UN on China’s mistreatment of the Uyghurs Ethnic Group

UN on China’s mistreatment of the Uyghurs Ethnic Group

Uyghur women work in a cloth factory in Hotan county, Xinjiang province, China. / Azamat Imanaliev/Shutterstock

A new United Nations report on modern slavery adds to the evidence of China’s maltreatment of the Uyghur ethnic group, a Muslim minority that some human rights organisations claim is being genocided.

The U.N.’s Special Rapporteur on contemporary forms of slavery, Dr. Tomoya Obokata, wrote that it is “reasonable to conclude” that forced labor among ethnic minorities, including the Uyghurs, “in sectors such as agriculture and manufacturing has been occurring in the Xinjiang Uighur Autonomous Region of China.”

Obokata recognised two state-mandated mechanisms that have contributed to Uyghur forced labour: one that detains minorities and puts them to work placements, and the other that pushes rural workers into other low-skilled, low-paid employment.

While the Chinese government maintains that the programmes give employment opportunities for minorities, the investigation found that “indicators of forced labour pointing the involuntary nature of work rendered by affected communities have been present in many cases.”

“Further, given the nature and extent of powers exercised over affected workers during forced labor, including excessive surveillance, abusive living and working conditions, restriction of movement through internment, threats, physical and/or sexual violence and other inhuman or degrading treatment, some instances may amount to enslavement as a crime against humanity, meriting a further independent analysis,” the report reads.

Uyghurs have been jailed in hundreds of “reeducation camps” in China’s Xinjiang, a thinly populated autonomous province in the country’s far west, in recent years, with estimates reaching as high as 1.8 million. Torture and political indoctrination are allegedly practised inside the facilities. Outside the camps, Uyghurs are being watched by police and face recognition technology.

For many years, China has associated Uyghur culture and religious activities with extremism and secession. The government first denied the existence of the camps, but has later defended its actions as a justifiable reaction to a national security danger.

In January 2021, the United States officially designated China’s conduct in Xinjiang as genocide.

China’s Xinjiang crackdown allegedly involves pressure to have contraceptive devices implanted, as well as complete sterilisation and systematic rape. According to a former hospital worker in the area, hospitals in the province have allegedly performed forced late-term abortions on Uyghur women and murdered newborn Uyghur infants in order to follow China’s family planning regulations. Uyghur women, who used to have some of the highest fertility rates in the nation, have seen their fertility rates plummet in recent years.
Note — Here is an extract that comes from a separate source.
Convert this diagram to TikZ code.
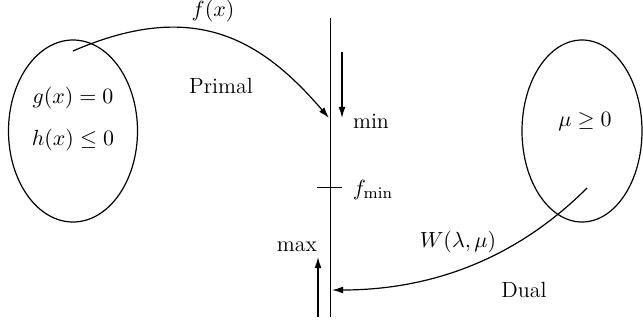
\documentclass[tikz,border=0pt]{standalone}
\usepackage{amsmath,amssymb}
\usepackage{tikz}
\usetikzlibrary{arrows.meta,shapes.geometric}

\begin{document}
\begin{tikzpicture}[
  x=0.5pt, y=-0.5pt,
  set/.style={draw, ellipse, line width=0.6pt, inner sep=0pt,
              minimum height=91pt},
  lbl/.style={inner sep=1pt, font=\fontsize{11}{13}\selectfont},
  >={Latex[length=5.5pt,width=3.4pt]},
  axis/.style={line width=0.5pt},
  flow/.style={->, line width=0.6pt}
]
  \useasboundingbox (0,0) rectangle (643,326);

  % feasible sets
  \node[set, minimum width=64.5pt] (feas)    at (73,131)  {};
  \node[set, minimum width=60pt]   (dualset) at (582,131) {};
  \node[lbl] (gx) at (73,98)  {$g(x) = 0$};
  \node[lbl] (hx) at (73,140) {$h(x) \le 0$};
  \node[lbl] (mu) at (585,122) {$\mu \ge 0$};

  % value axis
  \coordinate (top) at (330,18);
  \coordinate (bot) at (330,317);
  \draw[axis] (top) -- (bot);
  \coordinate (fm) at (330,188);
  \draw[axis] ([xshift=-6.5pt]fm) -- ([xshift=6pt]fm);
  \node[lbl] (fmin) at (373,190) {$f_{\min}$};

  \coordinate (d1) at (342,52);
  \coordinate (d2) at (342,118);
  \draw[flow] (d1) -- (d2);
  \node[lbl] (min) at (371,121) {min};

  \coordinate (u1) at (318,317);
  \coordinate (u2) at (318,257);
  \draw[flow] (u1) -- (u2);
  \node[lbl] (max) at (297,247) {max};

  % primal map
  \coordinate (ps) at (73,51);
  \coordinate (pe) at (329,118);
  \draw[flow] (ps) .. controls (195,-2) and (262,40) .. (pe);
  \node[lbl] (fx) at (213,11) {$f(x)$};
  \node[lbl] (primal) at (221,86) {Primal};

  % dual map
  \coordinate (ds) at (587,188);
  \coordinate (de) at (332,290);
  \draw[flow] (ds) .. controls (510,265) and (422,290) .. (de);
  \node[lbl] (w) at (458,242) {$W(\lambda, \mu)$};
  \node[lbl] (dual) at (524,290) {Dual};
\end{tikzpicture}
\end{document}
The Vatican has mostly kept mute about the Uyghurs’ oppression, however Pope Francis did characterise them as a persecuted people in a book released in 2021. The Chinese foreign ministry reacted by stating the report was false.

Two Asian cardinals and 74 other religious leaders issued a statement in August 2020 condemning China’s activities in Xinjiang, calling the Chinese government’s treatment of Uyghurs “one of the most egregious human tragedies since the Holocaust.”

The United Nations report documented several other forms of modern-day slavery, including sexual slavery perpetrated by groups such as ISIS and Boko Haram in the Middle East and Nigeria, as well as the plight of minority women and girls in Ethiopia’s Tigray, Amhara, and Afar regions who have been “subjected to rape, sexual mutilation, and other forms of sexual violence by parties to the armed conflict.”